Agência FAPESP – And what have been the results in vitro?
Marchetto – We have just received test results and still need to analyze them. However, we are looking at messenger RNA expression, which is the signal that gives rise to proteins, to identify any differences. In vitro results are more difficult to analyze over a prolonged period because neurons do not have enough support to survive for 26 weeks. However, we have been able to reach eight weeks. It’s also more difficult to evaluate morphology in vitro because we’re dealing with a veritable cellular tossed salad. During in vivo experiments, we’re exclusively comparing pyramidal neurons of the cerebral cortex.

Agência FAPESP – What’s the next step?
Marchetto – These preliminary findings have opened the door to several paths for further investigation. With regard to pluripotent cells, for example, we plan to determine why those two proteins are expressed at lower levels in chimpanzees and bonobos. What regulates this process? We’re also studying cells from a group of Brazilian patients who were recently discovered to harbor a mutation that prevents expression of the APOBEC-3B protein. We’re going to create IPS cells from these patients to study what happens to these mobile elements in the genome without this protein.

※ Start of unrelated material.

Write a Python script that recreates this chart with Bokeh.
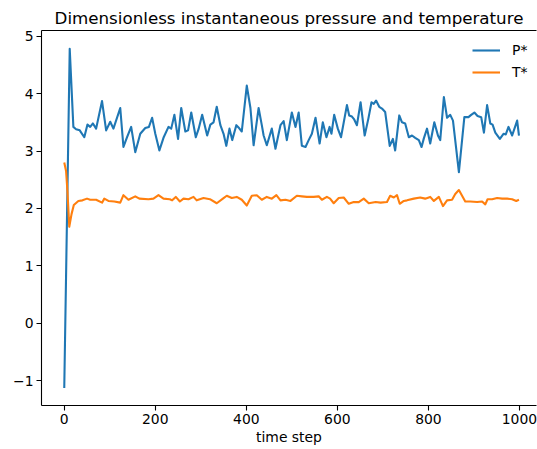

Agência FAPESP – What types of benefits can this knowledge of the differences between human and primate brains offer?
Marchetto – If we’re able to understand how evolution occurred and how humans and chimpanzees differ, the genes that are important for cognition will become clear. This knowledge can be used to identify therapy targets for diseases that affect cognition. It is basic scientific knowledge that facilitates the process of developing new drugs.

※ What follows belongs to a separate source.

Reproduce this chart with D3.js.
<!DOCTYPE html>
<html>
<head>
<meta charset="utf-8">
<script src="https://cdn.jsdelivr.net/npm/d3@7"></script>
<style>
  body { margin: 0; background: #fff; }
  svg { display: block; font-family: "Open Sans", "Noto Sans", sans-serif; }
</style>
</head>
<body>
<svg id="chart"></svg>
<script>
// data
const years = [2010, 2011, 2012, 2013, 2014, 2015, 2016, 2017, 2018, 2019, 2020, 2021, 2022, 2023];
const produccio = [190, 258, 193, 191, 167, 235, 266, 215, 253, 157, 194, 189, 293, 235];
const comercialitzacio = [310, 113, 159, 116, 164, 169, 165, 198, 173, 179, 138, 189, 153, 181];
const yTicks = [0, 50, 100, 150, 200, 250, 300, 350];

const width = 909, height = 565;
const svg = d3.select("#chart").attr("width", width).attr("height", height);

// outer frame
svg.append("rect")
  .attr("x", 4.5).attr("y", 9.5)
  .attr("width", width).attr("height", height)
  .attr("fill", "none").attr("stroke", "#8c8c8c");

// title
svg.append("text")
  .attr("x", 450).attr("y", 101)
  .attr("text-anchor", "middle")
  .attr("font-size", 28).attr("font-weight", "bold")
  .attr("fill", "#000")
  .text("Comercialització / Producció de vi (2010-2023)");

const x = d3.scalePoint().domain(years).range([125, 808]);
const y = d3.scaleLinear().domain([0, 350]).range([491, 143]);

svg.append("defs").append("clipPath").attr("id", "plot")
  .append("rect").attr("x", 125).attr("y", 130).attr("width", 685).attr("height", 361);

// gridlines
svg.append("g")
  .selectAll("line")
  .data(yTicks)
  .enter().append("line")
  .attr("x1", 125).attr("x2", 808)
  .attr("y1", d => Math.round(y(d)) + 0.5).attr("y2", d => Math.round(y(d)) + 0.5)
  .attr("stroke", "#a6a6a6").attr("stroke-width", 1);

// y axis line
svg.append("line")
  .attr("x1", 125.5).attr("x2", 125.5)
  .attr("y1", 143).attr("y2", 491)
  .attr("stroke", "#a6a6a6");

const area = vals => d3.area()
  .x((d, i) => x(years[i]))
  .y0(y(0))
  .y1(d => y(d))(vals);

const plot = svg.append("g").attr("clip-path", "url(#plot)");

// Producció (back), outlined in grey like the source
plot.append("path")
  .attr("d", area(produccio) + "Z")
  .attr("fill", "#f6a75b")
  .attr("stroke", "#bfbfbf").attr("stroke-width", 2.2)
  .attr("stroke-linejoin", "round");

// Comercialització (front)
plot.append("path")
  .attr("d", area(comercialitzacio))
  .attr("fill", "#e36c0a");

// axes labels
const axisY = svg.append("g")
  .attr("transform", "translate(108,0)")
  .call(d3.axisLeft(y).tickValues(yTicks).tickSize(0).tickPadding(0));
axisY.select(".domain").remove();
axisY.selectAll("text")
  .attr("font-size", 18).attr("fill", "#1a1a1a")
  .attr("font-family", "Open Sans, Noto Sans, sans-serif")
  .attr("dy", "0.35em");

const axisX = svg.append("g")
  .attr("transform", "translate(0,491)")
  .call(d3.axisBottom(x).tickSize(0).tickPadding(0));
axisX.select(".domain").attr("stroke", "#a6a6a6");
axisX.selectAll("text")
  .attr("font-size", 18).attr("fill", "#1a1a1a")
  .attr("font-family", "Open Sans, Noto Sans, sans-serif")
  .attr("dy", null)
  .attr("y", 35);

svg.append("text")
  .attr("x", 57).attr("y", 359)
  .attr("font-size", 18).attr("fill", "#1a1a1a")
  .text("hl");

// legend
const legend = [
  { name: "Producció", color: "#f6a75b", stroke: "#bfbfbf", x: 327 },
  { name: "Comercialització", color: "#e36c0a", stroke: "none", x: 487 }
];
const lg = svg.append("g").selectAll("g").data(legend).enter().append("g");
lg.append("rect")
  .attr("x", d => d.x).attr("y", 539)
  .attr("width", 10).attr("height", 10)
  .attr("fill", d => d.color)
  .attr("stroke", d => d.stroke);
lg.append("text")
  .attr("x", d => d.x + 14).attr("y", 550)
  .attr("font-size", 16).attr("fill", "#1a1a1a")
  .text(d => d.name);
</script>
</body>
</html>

Agência FAPESP – Are you also using IPS cell technology to study the diseases that affect the brain?
Marchetto – The biggest problem we’ve faced in studying neurodegenerative and neuropsychiatric diseases or diseases of development, such as autism, is that we don’t fully understand which mutations are involved. It is therefore hard to create animal models to study mechanisms or test new drugs. However, IPS cell technology allows us to use cells from the patient herself as a study model. Thus, the mutation will certainly be present, even if we do not know its location. We can take the skin cell of a patient, induce pluripotency and then differentiation into a neuron parent cell, then a neuron. This process allows us to compare neurons from a group of volunteers with a severe form of autism, patients who don’t speak and whose brain has grown as they develop, with neurons from a control group of neurotypical volunteers.

Agência FAPESP – What features are you comparing?
Marchetto – The number of connections that each neuron forms, the number of cell divisions and the neuronal communication pattern are some examples.